I have pdf file in which I scrape the entire document into a Text String. I then parse out the data by Labels so that I can capture the Field Information taken from the pdf. Example of field captures: Company ID, Start Date, End Date, Address, Phone, Email, etc. For the most part my string manipulation and capture process is flawless as long as the “Labels” can be defined as unique.
Unfortunately, this pdf has 4 different labels all titled: "Address: " The problem I am running into is that even though I specifically identify where each “Address:” is located within the text stream, the robot stops at the first one and then captures the wrong information. I have been using Google OCR to do relative scraping, but that process is sketchy at best.
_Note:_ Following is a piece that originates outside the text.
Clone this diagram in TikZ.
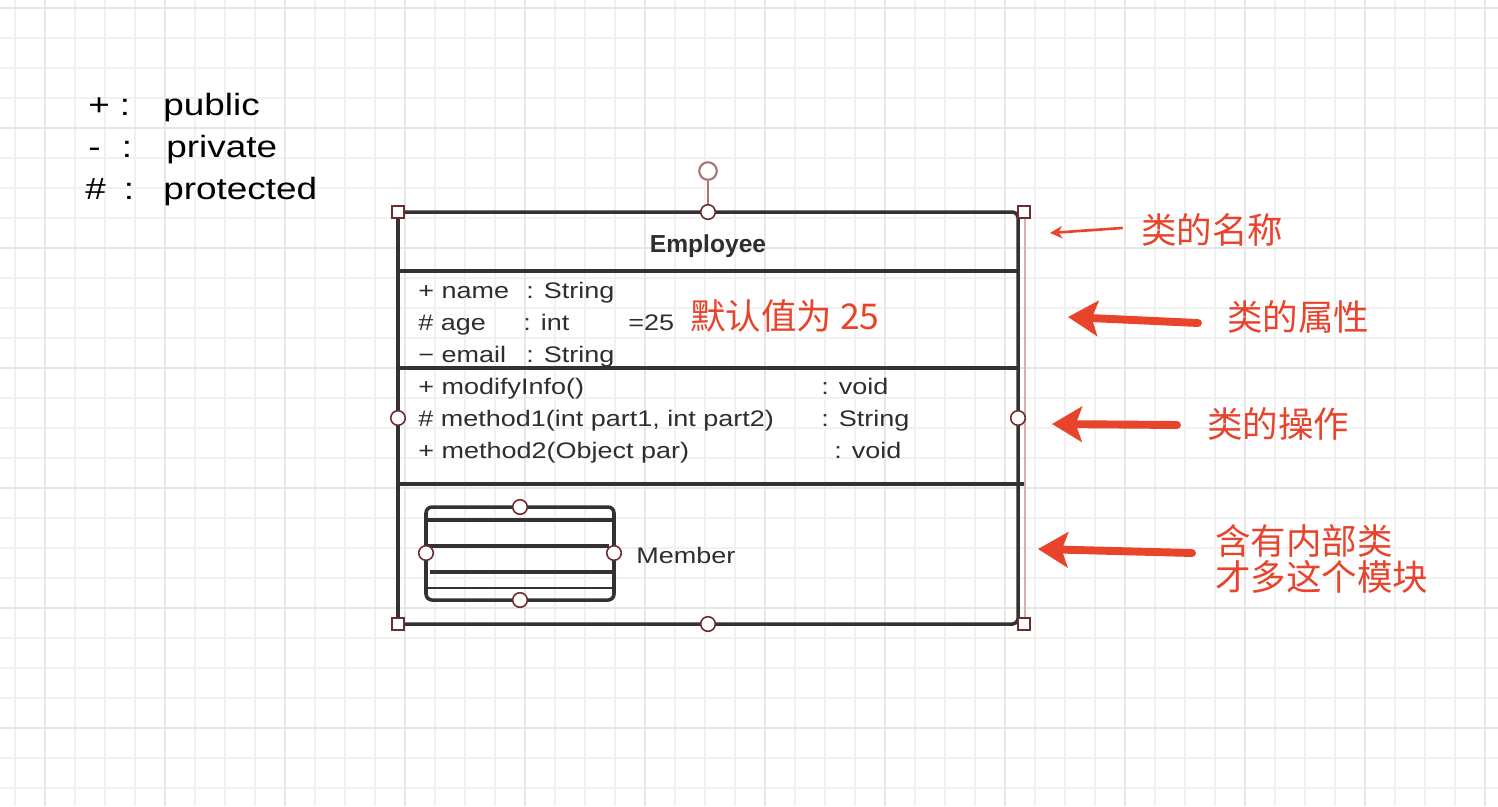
\documentclass[tikz,border=0pt]{standalone}
\usepackage{fontspec}
\setmainfont{Liberation Sans}[FakeStretch=1.2]
\newfontfamily\namefont{Liberation Sans Bold}
\newfontfamily\cjk{Noto Sans CJK SC}
\usetikzlibrary{arrows.meta}
\definecolor{gridminor}{HTML}{F1F1F1}
\definecolor{gridmajor}{HTML}{E6E6E6}
\definecolor{boxline}{HTML}{353031}
\definecolor{handle}{HTML}{6E2C2C}
\definecolor{rothandle}{HTML}{A87474}
\definecolor{selline}{HTML}{D8AEAE}
\definecolor{note}{HTML}{E8432B}
\definecolor{umltext}{HTML}{2E2E2E}
\tikzset{
  member/.style={anchor=base west, inner sep=0pt, text=umltext, font=\fontsize{12.8}{15}\selectfont},
  legend/.style={anchor=base west, inner sep=0pt, font=\fontsize{17.5}{21}\selectfont},
  notetext/.style={anchor=west, inner sep=0pt, text=note, align=left, font=\cjk\fontsize{20.2}{20.4}\selectfont},
  sizer/.style={draw=handle, fill=white, line width=1.1pt, minimum size=7.3pt, inner sep=0pt},
  knob/.style={circle, draw=handle, fill=white, line width=0.9pt, minimum size=8.3pt, inner sep=0pt},
  rotknob/.style={circle, draw=rothandle, fill=white, line width=1.2pt, minimum size=10pt, inner sep=0pt},
  notearrow/.style={draw=note, line width=1.5pt, line cap=round, -{Stealth[length=7pt, width=7pt]}},
  bignotearrow/.style={draw=note, line width=4.5pt, line cap=round, -{Stealth[length=17pt, width=20pt, inset=3.5pt]}}
}

\begin{document}
\begin{tikzpicture}[x=0.02cm, y=-0.02cm]
			%%%%% START %%%%%
			
			\fill[white] (0, 0) rectangle (1498, 806);
			\useasboundingbox (0, 0) rectangle (1498, 806);
			
			% grid
			\foreach \gx in {15,45,...,1485} \draw[gridminor, line width=0.85pt] (\gx, 0) -- (\gx, 806);
			\foreach \gy in {8,38,...,788} \draw[gridminor, line width=0.85pt] (0, \gy) -- (1498, \gy);
			\foreach \gx in {45,165,...,1485} \draw[gridmajor, line width=0.85pt] (\gx, 0) -- (\gx, 806);
			\foreach \gy in {8,128,...,728} \draw[gridmajor, line width=0.85pt] (0, \gy) -- (1498, \gy);
			
			% legend
			\node[legend] (pubsign) at (88, 115) {+};
			\node[legend, anchor=base] (pubcolon) at (125, 115) {:};
			\node[legend] (pubword) at (163, 115) {public};
			\node[legend] (privsign) at (88, 157) {-};
			\node[legend, anchor=base] (privcolon) at (127, 157) {:};
			\node[legend] (privword) at (166, 157) {private};
			\node[legend] (protsign) at (85, 199) {\#};
			\node[legend, anchor=base] (protcolon) at (129, 199) {:};
			\node[legend] (protword) at (163, 199) {protected};
			
			% class box
			\draw[selline, line width=0.85pt] (1025, 212) -- (1025, 624);
			\draw[boxline, line width=2pt, rounded corners=3pt] (398, 212) rectangle (1018, 624);
			\draw[boxline, line width=2pt] (398, 271) -- (1018, 271);
			\draw[boxline, line width=2pt] (398, 368) -- (1018, 368);
			\draw[boxline, line width=2.4pt] (398, 484) -- (1024, 484);
			
			\node[anchor=base, inner sep=0pt, text=umltext, font=\namefont\fontsize{14}{16}\selectfont] (clsname) at (708, 252) {Employee};
			
			\node[member] (attrname) at (418, 298) {+ name};
			\node[member] (attrnametype) at (526, 298) {: String};
			\node[member] (attrage) at (418, 330) {\# age};
			\node[member] (attragetype) at (523, 330) {: int};
			\node[member] (attragedef) at (628, 330) {=25};
			\node[member] (attremail) at (418, 362) {− email};
			\node[member] (attremailtype) at (526, 362) {: String};
			
			\node[member] (opmodify) at (418, 394) {+ modifyInfo()};
			\node[member] (opmodifytype) at (821, 394) {: void};
			\node[member] (opmethodone) at (418, 426) {\# method1(int part1, int part2)};
			\node[member] (opmethodonetype) at (821, 426) {: String};
			\node[member] (opmethodtwo) at (418, 458) {+ method2(Object par)};
			\node[member] (opmethodtwotype) at (834, 458) {: void};
			
			\node[notetext] (defaultnote) at (690, 316) {默认值为 25};
			
			% inner class
			\draw[boxline, line width=2pt, rounded corners=3.4pt] (426, 507) rectangle (614, 600);
			\draw[boxline, line width=2pt] (426, 520) -- (614, 520);
			\draw[boxline, line width=2pt] (426, 546) -- (609, 546);
			\draw[boxline, line width=2pt] (430, 572) -- (614, 572);
			\draw[boxline, line width=1.3pt] (426, 588) -- (614, 588);
			\node[member] (innername) at (636, 563) {Member};
			
			\node[knob] (innern) at (520, 507) {};
			\node[knob] (inners) at (520, 600) {};
			\node[knob] (innerw) at (426, 553) {};
			\node[knob] (innere) at (614, 553) {};
			
			% selection handles
			\node[rotknob] (rot) at (708, 171) {};
			\node[knob] (selnorth) at (708, 212) {};
			\draw[rothandle, line width=1.2pt] (rot) -- (selnorth);
			\node[knob] (selsouth) at (708, 624) {};
			\node[knob] (selwest) at (398, 418) {};
			\node[knob] (seleast) at (1018, 418) {};
			\node[sizer] (selnw) at (398, 212) {};
			\node[sizer] (selne) at (1024, 212) {};
			\node[sizer] (selsw) at (398, 624) {};
			\node[sizer] (selse) at (1024, 624) {};
			
			% notes
			\node[notetext] (namenote) at (1141, 230) {类的名称};
			\node[notetext] (attrnote) at (1227, 317) {类的属性};
			\node[notetext] (opnote) at (1207, 424) {类的操作};
			\node[notetext] (innernote) at (1215, 559) {含有内部类\\才多这个模块};
			
			\coordinate (nametail) at (1122, 228);
			\coordinate (nametip) at (1050, 233);
			\coordinate (attrtail) at (1198, 323);
			\coordinate (attrtip) at (1068, 317);
			\coordinate (optail) at (1177, 425);
			\coordinate (optip) at (1052, 424);
			\coordinate (innertail) at (1192, 553);
			\coordinate (innertip) at (1038, 549);
			
			\draw[notearrow] (nametail) -- (nametip);
			\draw[bignotearrow] (attrtail) -- (attrtip);
			\draw[bignotearrow] (optail) -- (optip);
			\draw[bignotearrow] (innertail) -- (innertip);
			
			%%%%% END %%%%%
		\end{tikzpicture}
\end{document}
I have searched through the community help and tried several things I found, but nothing specific to resolving my issue. What is happening currently when I attempt to use
System.Text.RegularExpressions.Regex.Replace is replaces all the “Address:” labels with “Address_1”.
What I would like to do (if possible) is to iterate through the Text Stream, Find the First instance of “Address:” and replace it with "Address_1; 2nd Instance with Address_2, 3rd Instance with Address_3, etc. Until all 4 instances of the word have been renamed. In so doing I can created a unique index by which my string capture will be able to find the correct addresses to pull data from.
Does anyone know if this can be done within a Text File?
Thank you in advance for your help!